A culture can’t be unwillinglly accepted by a society. I’m going to use Princeton anthropologist Clifford Geertz’s definition of communication: “Culture is shared meaning, shared understanding, shared sensemaking.” I.e, culture can be seen as the collective output of a society and the way that this society reacts to its environment.

As such, culture is dynamic and changing; as long as the environment or the society is changing, so too is the culture. A culture can’t help but be influenced by a change to its environment. So, when McDonald’s introduces a chain of restaurants into a society, the society can choose to accept or reject the new addition to its environment. If no-one in the society wants the McDonalds chain, then there’s nothing much McDonald’s can do, short of staging an orgainised coup, implementing their own McGovernment and making McDonald’s mandatory eating. Which, when you think about it, isn’t exporting American culture at all anyway. When was the last time American’s were forced by law to eat McDonald’s. But I’m waffling… enough of this imagined McTerrorism.

However, as has been mentioned above, McDonald’s can (and does) use its economic strength to raise consumption of their product. Again, same as before. McDonalds cannot force people to want their burgers, but if they’ve got enough money (which they do), they can make enough people start thinking about McDonald’s, whether it’s positive, negative or apathetic thoughts. McDonald’s succeeds because people do want the service it provides, and because it can tell people about that service so that they have the option of wanting it. If local cultural output does not have the economic strength to compete against this, then the introduced culture will indeed dominate.

As such, the problem is American economic dominance, rather than cultural dominance. The second is an effect of the first. If a culture changes, it’s only because the society wants it to change. Economic circumstances can affect its range of choices, however.

And Jockstrap, re Australian sitcoms, how about the classic Mother and Son or the recent Kath and Kim (which is being highly acclaimed, but I believe it is somewhat patchy. However, when it’s good, it’s very good.)

As for the assertion that NFL Europe isn’t much of an attraction–I have read several different articles to the contrary. However, a great many of the fans seem to be there not because they like football, but because it’s a well-organized party.

Many thoughts in this thread are interesting, but naive.

This taxfunded American Agency says this on its factsheet

The USIA uses quite a lot of tax dollars to sell the American way of life.

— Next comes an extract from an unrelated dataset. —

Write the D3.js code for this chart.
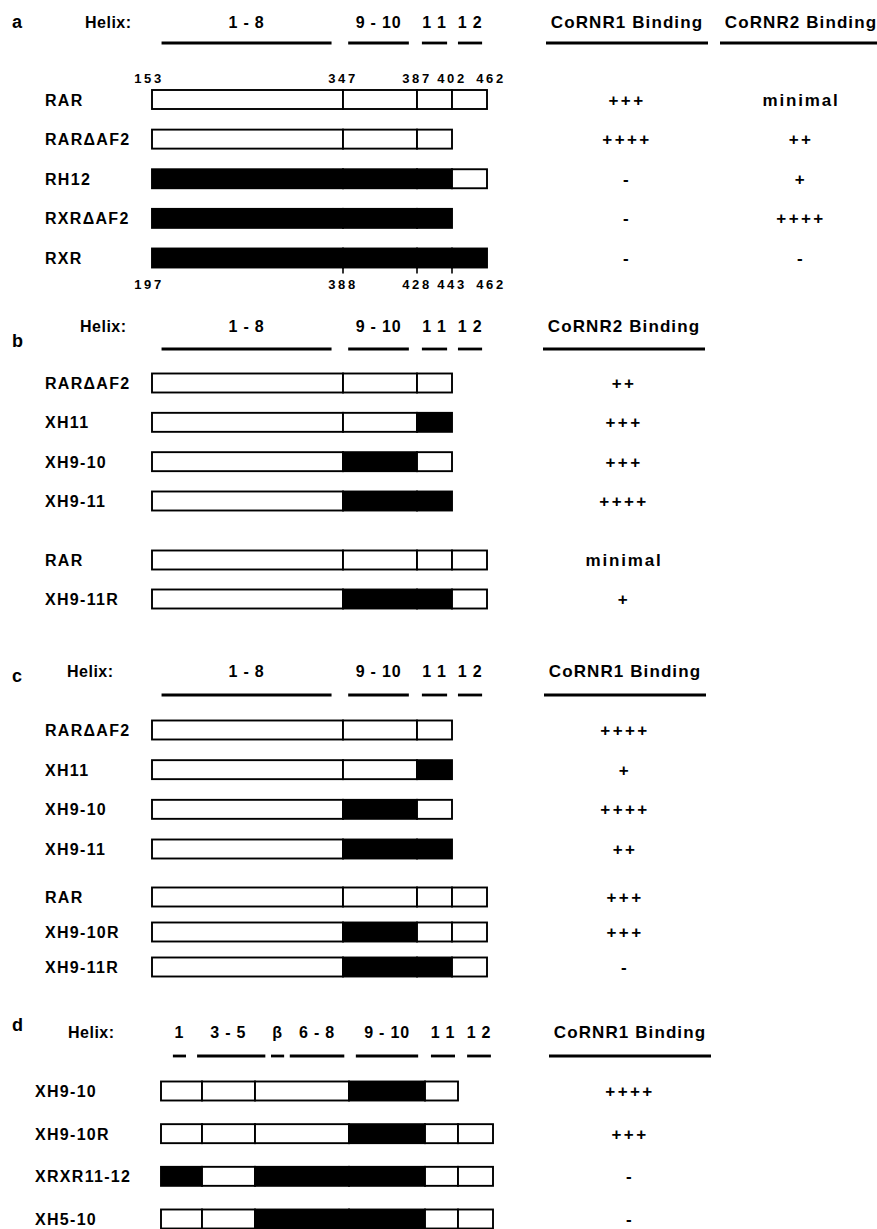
<!DOCTYPE html>
<html>
<head>
<meta charset="utf-8">
<script src="https://cdn.jsdelivr.net/npm/d3@7"></script>
<style>
  body { margin: 0; background: #fff; }
  text { font-family: "Liberation Sans", Arial, sans-serif; font-weight: bold; fill: #000; }
</style>
</head>
<body>
<svg id="fig" width="877" height="1229"></svg>
<script>
// helix layout, as fractions of the construct segments
var helixNames = ["1 - 8", "9 - 10", "1 1", "1 2"];
var helixSpans = [[0.05, 0.94], [1.07, 1.89], [2.14, 2.86], [3.17, 3.86]];
var helixNamesD = ["1", "3 - 5", "\u03b2", "6 - 8", "9 - 10", "1 1", "1 2"];
var helixSpansD = [[0.29, 0.61], [0.88, 2.11], [2.17, 2.31], [2.37, 2.95], [3.09, 3.91], [4.18, 4.91], [5.26, 5.94]];

// residue numbers at segment boundaries
var rarSites = [153, 347, 387, 402, 462];
var rxrSites = [197, 388, 428, 443, 462];

// r = RAR segment (open), x = RXR segment (filled)
var constructsA = ["RAR", "RAR\u0394AF2", "RH12", "RXR\u0394AF2", "RXR"];
var originA = ["rrrr", "rrr", "xxxr", "xxx", "xxxx"];
var cornr1A = ["+++", "++++", "-", "-", "-"];
var cornr2A = ["minimal", "++", "+", "++++", "-"];

var constructsB = ["RAR\u0394AF2", "XH11", "XH9-10", "XH9-11", "RAR", "XH9-11R"];
var originB = ["rrr", "rrx", "rxr", "rxx", "rrrr", "rxxr"];
var cornr2B = ["++", "+++", "+++", "++++", "minimal", "+"];

var constructsC = ["RAR\u0394AF2", "XH11", "XH9-10", "XH9-11", "RAR", "XH9-10R", "XH9-11R"];
var originC = ["rrr", "rrx", "rxr", "rxx", "rrrr", "rxrr", "rxxr"];
var cornr1C = ["++++", "+", "++++", "++", "+++", "+++", "-"];

var constructsD = ["XH9-10", "XH9-10R", "XRXR11-12", "XH5-10"];
var originD = ["rrrxr", "rrrxrr", "xrxxrr", "rrxxrr"];
var cornr1D = ["++++", "+++", "-", "-"];

var svg = d3.select("#fig");
svg.append("rect").attr("width", 877).attr("height", 1229).attr("fill", "#fff");

var barH = 19;

var panels = [
  {letter: "a", letterY: 28, helixX: 85, titleY: 28, lineY: 43, labelX: 45,
   segX: [152, 343, 417, 452, 487], rowIdx: [0, 4], rowY: [99.5, 258],
   names: constructsA, origin: originA, helix: helixNames, spans: helixSpans,
   cols: [{title: "CoRNR1 Binding", x: 627, values: cornr1A},
          {title: "CoRNR2 Binding", x: 801, values: cornr2A}],
   top: rarSites, bottom: rxrSites},
  {letter: "b", letterY: 347, helixX: 80, titleY: 332, lineY: 349, labelX: 45,
   segX: [152, 343, 417, 452, 487], rowIdx: [0, 3, 4, 5], rowY: [383, 501, 560, 599],
   names: constructsB, origin: originB, helix: helixNames, spans: helixSpans,
   cols: [{title: "CoRNR2 Binding", x: 624, values: cornr2B}]},
  {letter: "c", letterY: 682, helixX: 67, titleY: 677, lineY: 695, labelX: 45,
   segX: [152, 343, 417, 452, 487], rowIdx: [0, 3, 4, 6], rowY: [730, 849, 897, 967],
   names: constructsC, origin: originC, helix: helixNames, spans: helixSpans,
   cols: [{title: "CoRNR1 Binding", x: 625, values: cornr1C}]},
  {letter: "d", letterY: 1031, helixX: 68, titleY: 1038, lineY: 1056, labelX: 35,
   segX: [161, 202, 255, 349, 425, 458, 493], rowIdx: [0, 3], rowY: [1091, 1219],
   names: constructsD, origin: originD, helix: helixNamesD, spans: helixSpansD,
   cols: [{title: "CoRNR1 Binding", x: 630, values: cornr1D}]}
];

panels.forEach(function(p) {
  var g = svg.append("g");
  var x = d3.scaleLinear().domain(d3.range(p.segX.length)).range(p.segX);
  var y = d3.scaleLinear().domain(p.rowIdx).range(p.rowY);

  g.append("text").attr("x", 12).attr("y", p.letterY)
    .style("font-size", "18px").text(p.letter);

  g.append("text").attr("x", p.helixX).attr("y", p.titleY)
    .style("font-size", "16px").style("letter-spacing", "0.5px").text("Helix:");

  // helix spans
  g.selectAll(".hl").data(p.spans).enter()
    .append("line")
    .attr("x1", function(d) { return x(d[0]); })
    .attr("x2", function(d) { return x(d[1]); })
    .attr("y1", p.lineY).attr("y2", p.lineY)
    .attr("stroke", "#000").attr("stroke-width", 2.8);

  g.selectAll(".ht").data(p.spans).enter()
    .append("text")
    .attr("x", function(d) { return x((d[0] + d[1]) / 2); })
    .attr("y", p.titleY)
    .attr("text-anchor", "middle")
    .style("font-size", "16px").style("letter-spacing", "0.8px")
    .text(function(d, i) { return p.helix[i]; });

  // binding columns
  p.cols.forEach(function(c) {
    g.append("text").attr("x", c.x).attr("y", p.titleY)
      .attr("text-anchor", "middle")
      .style("font-size", "17px").style("letter-spacing", "1.1px")
      .text(c.title);
    g.append("line")
      .attr("x1", c.x - 81).attr("x2", c.x + 81)
      .attr("y1", p.lineY).attr("y2", p.lineY)
      .attr("stroke", "#000").attr("stroke-width", 2.8);
    g.selectAll(".val").data(c.values).enter()
      .append("text")
      .attr("x", c.x)
      .attr("y", function(d, i) { return y(i) + 6; })
      .attr("text-anchor", "middle")
      .style("font-size", "17px").style("letter-spacing", function(d) { return d == "minimal" ? "1.8px" : "2.4px"; })
      .text(function(d) { return d; });
  });

  // construct rows
  var rows = g.selectAll(".row").data(p.names).enter()
    .append("g")
    .attr("transform", function(d, i) { return "translate(0," + y(i) + ")"; });

  rows.append("text")
    .attr("x", p.labelX).attr("y", 6)
    .style("font-size", "16px").style("letter-spacing", "1.3px")
    .text(function(d) { return d; });

  rows.selectAll("rect")
    .data(function(d, i) { return p.origin[i].split(""); })
    .enter()
    .append("rect")
    .attr("x", function(d, k) { return x(k); })
    .attr("width", function(d, k) { return x(k + 1) - x(k); })
    .attr("y", -barH / 2)
    .attr("height", barH)
    .attr("fill", function(d) { return d == "x" ? "#000" : "#fff"; })
    .attr("stroke", "#000")
    .attr("stroke-width", 1.9);

  // residue numbers for panel a
  if (p.top) {
    var last = p.names.length - 1;
    g.selectAll(".topnum").data(p.top).enter()
      .append("text")
      .attr("x", function(d, k) { return x(k) + (k == 0 ? -3 : (k == p.top.length - 1 ? 4 : 0)); })
      .attr("y", y(0) - barH / 2 - 7)
      .attr("text-anchor", "middle")
      .style("font-size", "13px").style("letter-spacing", "2.6px")
      .text(function(d) { return d; });

    g.selectAll(".botnum").data(p.bottom).enter()
      .append("text")
      .attr("x", function(d, k) { return x(k) + (k == 0 ? -3 : (k == p.bottom.length - 1 ? 4 : 0)); })
      .attr("y", y(last) + barH / 2 + 21)
      .attr("text-anchor", "middle")
      .style("font-size", "13px").style("letter-spacing", "2.6px")
      .text(function(d) { return d; });

    g.selectAll(".tick").data(p.bottom.slice(1, -1)).enter()
      .append("line")
      .attr("x1", function(d, k) { return x(k + 1); })
      .attr("x2", function(d, k) { return x(k + 1); })
      .attr("y1", y(last) + barH / 2)
      .attr("y2", y(last) + barH / 2 + 6)
      .attr("stroke", "#000").attr("stroke-width", 1.6);
  }
});
</script>
</body>
</html>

This is not smart merkating by Hollywood Movie Studios, this is official policy, and was created 1953 by the Eisenhower administration, to fend off The Red Menace.

USIA’s actions over the years include, but is not limited to:

  1. Paying campaign contributions to political parties, promoting commercial television in their respective countries. The Sedish conservative party accepted grants and maintained this policy for decades. When we finally got TV with Ads, lo and behold - the biggest buyer of airtime is Proctor&Gamble. This provides income for the Sedish TV-stations, but kills small companies here. P&G buys them.

  2. Giving away TV-stations to 3rd World countries, providing they dedicate x% of the airtime to programming made in the U.S. The reason is that even Baywatch promotes America, by presenting beautiful people, in nice settings, having cars, money, sex and gadgets.

OH, and I do have cites for this.

I’m not arguing against this, just saying that there is indeed an American Cultural Imperialism, which is even official tax-paid, policy.